Chief Judge Castille's attack on the defendant's lawyers - the Federal Community Defenders Office - was uniquely vicious. He charged them with "gaming the system," " representing clients throughout Pennsylvania illegitimately," "pursuing an obstructionist death-penalty agenda," "anointing themselves as a statewide de facto capital defenders office," employing "tactics" that included "multiple attempts to delay and obstruct cases and unsettle and undermine Pennsylvania law," and turning legal proceedings into a "circus where [these lawyers] are the ringmasters, with their parrots and puppets as a sideshow."

Given this astonishing attack against the hearing judge and the defense lawyers, it is no wonder that Judge Castille refused to disqualify himself from reviewing his own conduct as District Attorney who supervised the defendant's prosecution and death sentence. It appears Judge Castille wanted the opportunity to vilify those individuals whom he believed were trying to undermine his own past work. His opinion merely reinforces the view that he could not be fair and impartial, and that the defendant's constitutional right under Due Process and the Eighth Amendment was violated by his refusal to remove himself from the proceedings. Indeed, Judge Castille's ideological bias is even more audaciously displayed in that part of his opinion that disparages lawyers who take capital punishment cases and in which he demeans the noble principle, restated many times by the Supreme Court, that "death is different," because, Judge Castille asserts, it causes "mischief" to the legal system.

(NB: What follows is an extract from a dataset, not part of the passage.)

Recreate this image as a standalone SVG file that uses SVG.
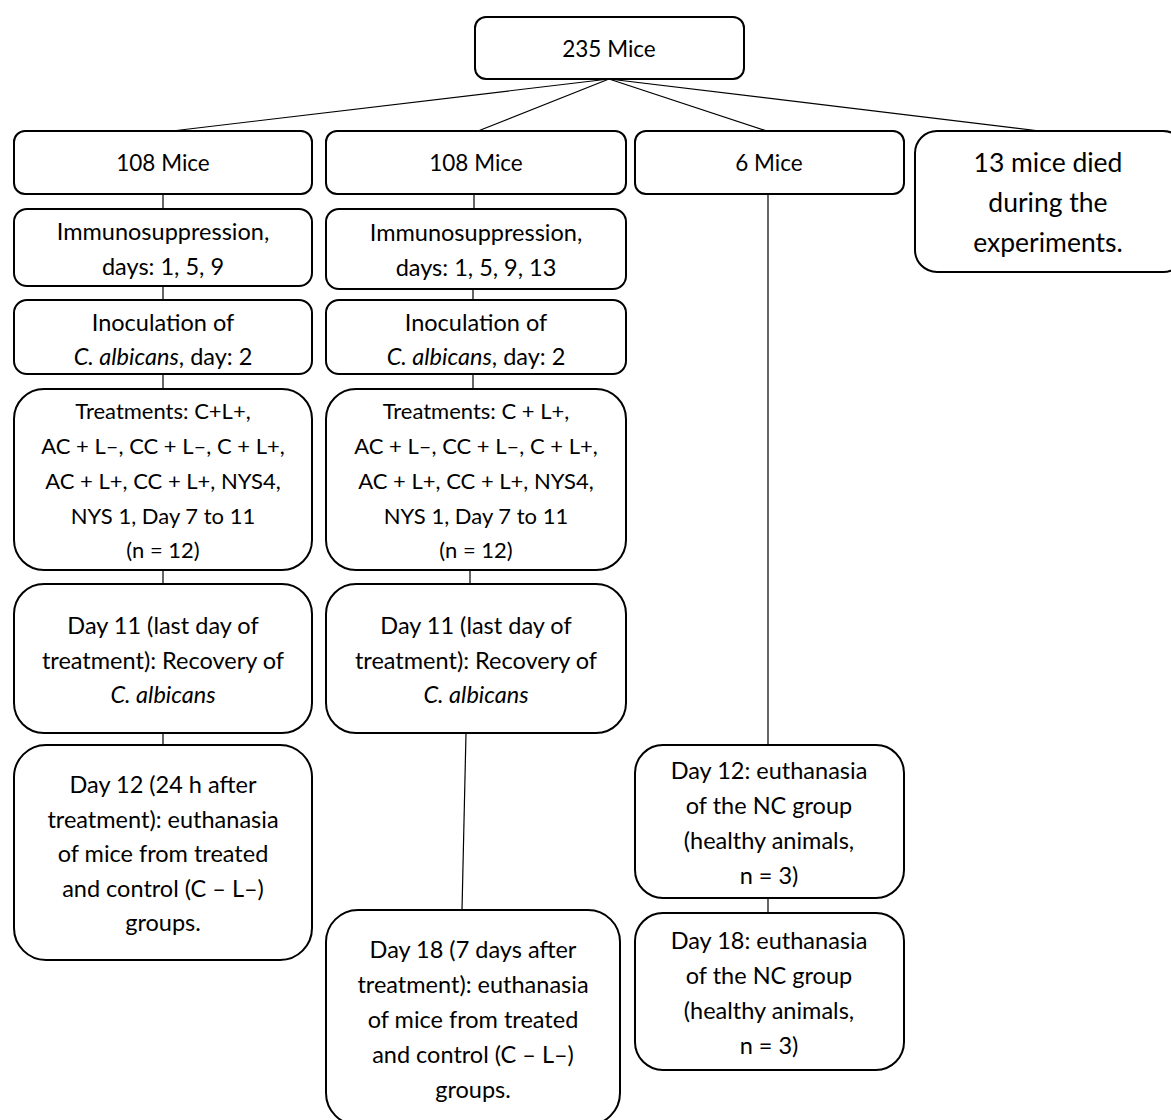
<svg xmlns="http://www.w3.org/2000/svg" width="1171" height="1120" viewBox="0 0 1171 1120">
<style>
.b{fill:#fff;stroke:#000;stroke-width:2}
.t{font-family:Lato,"Liberation Sans",sans-serif;font-size:23.5px;fill:#000;text-anchor:middle}
.s{font-family:Lato,"Liberation Sans",sans-serif;font-size:22.5px;fill:#000;text-anchor:middle}
.r{font-family:Lato,"Liberation Sans",sans-serif;font-size:22px;fill:#000;text-anchor:middle}
.l{font-family:Lato,"Liberation Sans",sans-serif;font-size:26.5px;fill:#000;text-anchor:middle}
.c{stroke:#000;stroke-width:1.2;fill:none}
</style>
<rect width="1171" height="1120" fill="#fff"/>
<g id="connectors">
<line class="c" x1="609" y1="79" x2="172" y2="131"/>
<line class="c" x1="609" y1="79" x2="478" y2="131"/>
<line class="c" x1="609" y1="79" x2="767" y2="131"/>
<line class="c" x1="609" y1="79" x2="1040" y2="131"/>
<line class="c" x1="163" y1="194" x2="163" y2="209"/>
<line class="c" x1="163" y1="286" x2="163" y2="300"/>
<line class="c" x1="163" y1="374" x2="163" y2="389"/>
<line class="c" x1="163" y1="570" x2="163" y2="584"/>
<line class="c" x1="163" y1="733" x2="163" y2="745"/>
<line class="c" x1="474" y1="194" x2="474" y2="209"/>
<line class="c" x1="473" y1="289" x2="473" y2="300"/>
<line class="c" x1="473" y1="374" x2="473" y2="389"/>
<line class="c" x1="470" y1="570" x2="470" y2="584"/>
<line class="c" x1="466" y1="733" x2="462" y2="910"/>
<line class="c" x1="768" y1="194" x2="768" y2="745"/>
<line class="c" x1="768" y1="898" x2="768" y2="913"/>
</g>
<g id="n0"><rect class="b" x="475" y="17" width="269" height="62" rx="11"/><text class="s" x="609" y="57">235 Mice</text></g>
<g id="n1"><rect class="b" x="14" y="131" width="298" height="63" rx="11"/><text class="s" x="163" y="171">108 Mice</text></g>
<g id="n2"><rect class="b" x="326" y="131" width="300" height="63" rx="11"/><text class="s" x="476" y="171">108 Mice</text></g>
<g id="n3"><rect class="b" x="635" y="131" width="269" height="63" rx="11"/><text class="s" x="769" y="171">6 Mice</text></g>
<g id="n4"><rect class="b" x="915" y="131" width="270" height="141" rx="22"/><text class="l" x="1048" y="172">13 mice died</text><text class="l" x="1048" y="212">during the</text><text class="l" x="1048" y="252">experiments.</text></g>
<g id="n5"><rect class="b" x="14" y="209" width="298" height="77" rx="13"/><text class="t" x="163" y="240">Immunosuppression,</text><text class="t" x="163" y="275">days: 1, 5, 9</text></g>
<g id="n6"><rect class="b" x="326" y="209" width="300" height="80" rx="13"/><text class="t" x="476" y="241">Immunosuppression,</text><text class="t" x="476" y="276">days: 1, 5, 9, 13</text></g>
<g id="n7"><rect class="b" x="14" y="300" width="298" height="74" rx="13"/><text class="t" x="163" y="331">Inoculation of</text><text class="t" x="163" y="365"><tspan font-style="italic">C. albicans</tspan>, day: 2</text></g>
<g id="n8"><rect class="b" x="326" y="300" width="300" height="74" rx="13"/><text class="t" x="476" y="331">Inoculation of</text><text class="t" x="476" y="365"><tspan font-style="italic">C. albicans</tspan>, day: 2</text></g>
<g id="n9"><rect class="b" x="14" y="389" width="298" height="181" rx="30"/><text class="r" x="163" y="419">Treatments: C+L+,</text><text class="r" x="163" y="454">AC + L–, CC + L–, C + L+,</text><text class="r" x="163" y="489">AC + L+, CC + L+, NYS4,</text><text class="r" x="163" y="524">NYS 1, Day 7 to 11</text><text class="r" x="163" y="558">(n = 12)</text></g>
<g id="n10"><rect class="b" x="326" y="389" width="300" height="181" rx="30"/><text class="r" x="476" y="419">Treatments: C + L+,</text><text class="r" x="476" y="454">AC + L–, CC + L–, C + L+,</text><text class="r" x="476" y="489">AC + L+, CC + L+, NYS4,</text><text class="r" x="476" y="524">NYS 1, Day 7 to 11</text><text class="r" x="476" y="558">(n = 12)</text></g>
<g id="n11"><rect class="b" x="14" y="584" width="298" height="149" rx="30"/><text class="t" x="163" y="634">Day 11 (last day of</text><text class="t" x="163" y="669">treatment): Recovery of</text><text class="t" x="163" y="703" font-style="italic">C. albicans</text></g>
<g id="n12"><rect class="b" x="326" y="584" width="300" height="149" rx="30"/><text class="t" x="476" y="634">Day 11 (last day of</text><text class="t" x="476" y="669">treatment): Recovery of</text><text class="t" x="476" y="703" font-style="italic">C. albicans</text></g>
<g id="n13"><rect class="b" x="14" y="745" width="298" height="215" rx="32"/><text class="t" x="163" y="793">Day 12 (24 h after</text><text class="t" x="163" y="828">treatment): euthanasia</text><text class="t" x="163" y="862">of mice from treated</text><text class="t" x="163" y="897">and control (C – L–)</text><text class="t" x="163" y="931">groups.</text></g>
<g id="n14"><rect class="b" x="326" y="910" width="294" height="215" rx="32"/><text class="t" x="473" y="958">Day 18 (7 days after</text><text class="t" x="473" y="993">treatment): euthanasia</text><text class="t" x="473" y="1028">of mice from treated</text><text class="t" x="473" y="1063">and control (C – L–)</text><text class="t" x="473" y="1098">groups.</text></g>
<g id="n15"><rect class="b" x="635" y="745" width="269" height="153" rx="28"/><text class="t" x="769" y="779">Day 12: euthanasia</text><text class="t" x="769" y="814">of the NC group</text><text class="t" x="769" y="849">(healthy animals,</text><text class="t" x="769" y="884">n = 3)</text></g>
<g id="n16"><rect class="b" x="635" y="913" width="269" height="157" rx="28"/><text class="t" x="769" y="949">Day 18: euthanasia</text><text class="t" x="769" y="984">of the NC group</text><text class="t" x="769" y="1019">(healthy animals,</text><text class="t" x="769" y="1054">n = 3)</text></g>
</svg>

Under all the circumstances, Judge Castille could not realistically pretend he could be neutral when he was adjudicating his own conduct and the conduct of others he supervised. He could not pretend that there is no appearance of unfairness in his conduct. Would the general public really believe that he could be fair when, as District Attorney, he authorized the defendant's death sentence, supervised a prosecution permeated by misconduct by his own staff, and campaigned for his judgeship on having sent 45 persons to death row, including the defendant? Regardless of whether he subjectively believed he could be fair - an assertion of a state of mind that can never be conclusively refuted - there is no doubt that under an objective test he could never be perceived as neutral. His refusal to disqualify himself, as the Supreme Court almost certainly will conclude, violated Due Process and the Eighth Amendment.

But the result also reinforces that this is not the end of the case. There remains one final issue, and a big one. Judge Castille was part of a panel of six judges that heard the appeal and decided in favor of the prosecution, but his vote was not decisive. In other words, even though there may be a biased judge on a panel of judges, as there clearly was here, if his tainted vote is not controlling, has the defendant sufficiently shown that he was harmed by the judge's refusal to recuse himself? The lower courts are split on this question. Does bias on the part of one member of a multi-judge tribunal taint the entire proceeding? Can one reasonably contend that a tribunal is impartial when one member is biased? Moreover, there is no way of knowing how the tainted judge may have influenced the other judges. And needless to say, Chief Judge Castille, as the presiding judge of the state supreme court, has special responsibilities of supervising deliberations, assigning opinions to the other judges, and generally administering the processes of the court. This question is tricky. And without Justice Scalia, a 4-4 split on the Supreme Court is possible. And if that is the result, then under the Supreme Court's rules the decision of the Pennsylvania Supreme Court would be affirmed - and Terrence Williams will be executed.